Monday, May 18, 2009
vegetable lasagna gluten free
This was very tasty. The filling was great. I used the tinkyada brand of brown rice lasagna. My family loves this--and it is pretty quick to assemble especially since you don't have to cook the noodles before hand.
Yield 8 servings
1 pkg Tinkyada Rice Lasagna Pasta, uncooked
1 jar 32 ounces of spaghetti sauce or more (I made my own --see post below-
1 pkgs firm tofu, crumbled
1 c shredded carrot
1 c shredded zucchini
2 c chopped frozen spinach, thawed and drained
1/4 c dried basil (I sometimes use a bit of fresh also)
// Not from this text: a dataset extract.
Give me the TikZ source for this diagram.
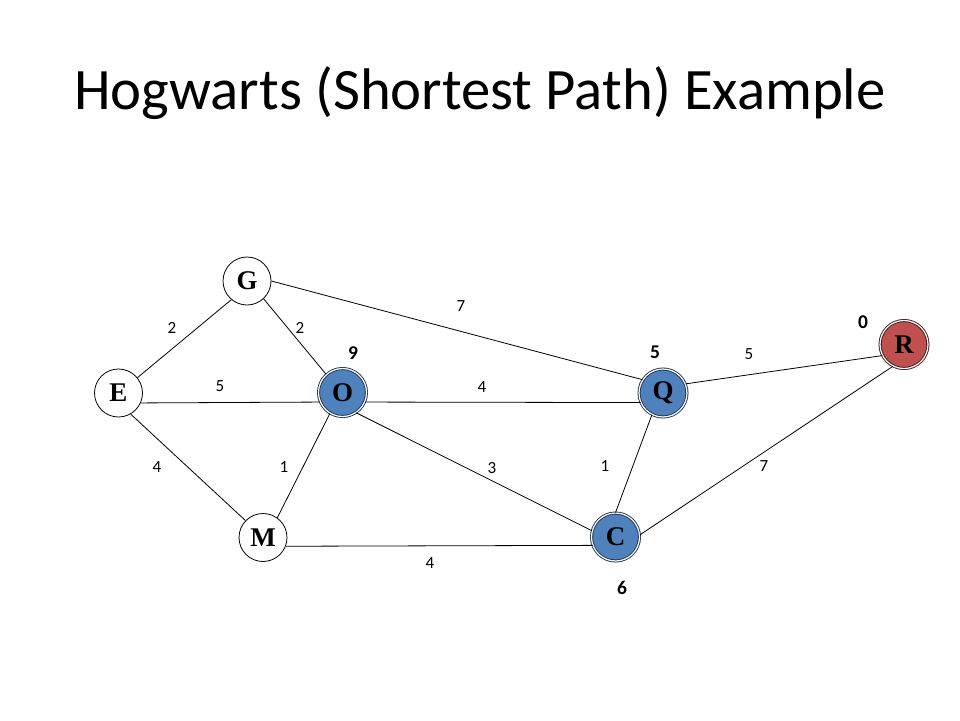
\documentclass[tikz,border=0pt]{standalone}
\usepackage{fontspec}
\setmainfont{Carlito}
\newfontfamily\letterfont{Liberation Serif}
\definecolor{doneblue}{HTML}{4F81BD}
\definecolor{doneedge}{HTML}{1F3550}
\definecolor{startred}{HTML}{C0504D}
\definecolor{startedge}{HTML}{3A1A19}
\begin{document}
\begin{tikzpicture}[x=1pt,y=-1pt]
  \tikzset{
    vertex/.style={draw, circle, minimum size=48pt, inner sep=0pt, line width=0.8pt,
      font=\letterfont\bfseries\fontsize{27}{27}\selectfont},
    done/.style={vertex, fill=doneblue, draw=doneedge, double=white, double distance=1.2pt, line width=0.9pt},
    start/.style={done, fill=startred, draw=startedge},
    edge/.style={line width=0.8pt},
    weight/.style={font=\fontsize{17}{17}\selectfont, inner sep=0pt},
    dist/.style={font=\bfseries\fontsize{19.5}{19.5}\selectfont, inner sep=0pt}
  }
  \useasboundingbox[fill=white] (0,0) rectangle (960,720);

  % Title
  \node[anchor=base, font=\fontsize{58.7}{60}\selectfont] (title) at (480,109) {Hogwarts (Shortest Path) Example};

  % Vertices
  \node[vertex] (G) at (247,281) {G};
  \node[vertex] (E) at (118.5,393) {E};
  \node[done]   (O) at (342.5,392.5) {O};
  \node[done]   (Q) at (663,393) {Q};
  \node[start]  (R) at (904,344.5) {R};
  \node[vertex] (M) at (263,537.5) {M};
  \node[done]   (C) at (615.5,537) {C};

  % Edges
  \draw[edge] (E.39) -- (G.230);
  \draw[edge] (G.313) -- (O.132);
  \draw[edge] (G.east) -- (Q.147);
  \draw[edge] (E.336) -- (O.203);
  \draw[edge] (O.337) -- (Q.203);
  \draw[edge] (Q.22) -- (R.207);
  \draw[edge] (E.300) -- (M.136);
  \draw[edge] (O.239) -- (M.54);
  \draw[edge] (O.304) -- (C.165);
  \draw[edge] (Q.243) -- (C.90);
  \draw[edge] (C.5) -- (R.243);
  \draw[edge] (M.339) -- (C.200);

  % Edge weights
  \node[weight] (wEG) at (172,328) {2};
  \node[weight] (wGO) at (300,328) {2};
  \node[weight] (wGQ) at (461,306) {7};
  \node[weight] (wEO) at (220,386) {5};
  \node[weight] (wOQ) at (482,387) {4};
  \node[weight] (wQR) at (749,354) {5};
  \node[weight] (wEM) at (157,467) {4};
  \node[weight] (wOM) at (284,467) {1};
  \node[weight] (wOC) at (492,468) {3};
  \node[weight] (wQC) at (605,466) {1};
  \node[weight] (wCR) at (764,466) {7};
  \node[weight] (wMC) at (430,563) {4};

  % Distances
  \node[dist] (dO) at (353,353) {9};
  \node[dist] (dQ) at (655,352) {5};
  \node[dist] (dR) at (863,322) {0};
  \node[dist] (dC) at (622,588) {6};
\end{tikzpicture}
\end{document}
1/2 ea yellow and red pepper, cut into bite-sized pieces
add salt and pepper if desired
In a food processor, mix the tofu, carrot, zucchini, spinach, and basil until well blended. Spread sauce on the bottom of a 13x9 pan. Place a layer of lasagna noodles (uncooked)over sauce, then spread a layer of the tofu filling mixture over the noodles, layer of sauce, then noodles, filling, noodles, and ending with sauce. Sprinkle chopped peppers over top and bake tightly covered @ 375 degrees for 40-60 minutes or until noodles are soft (usually takes mine a solid hour.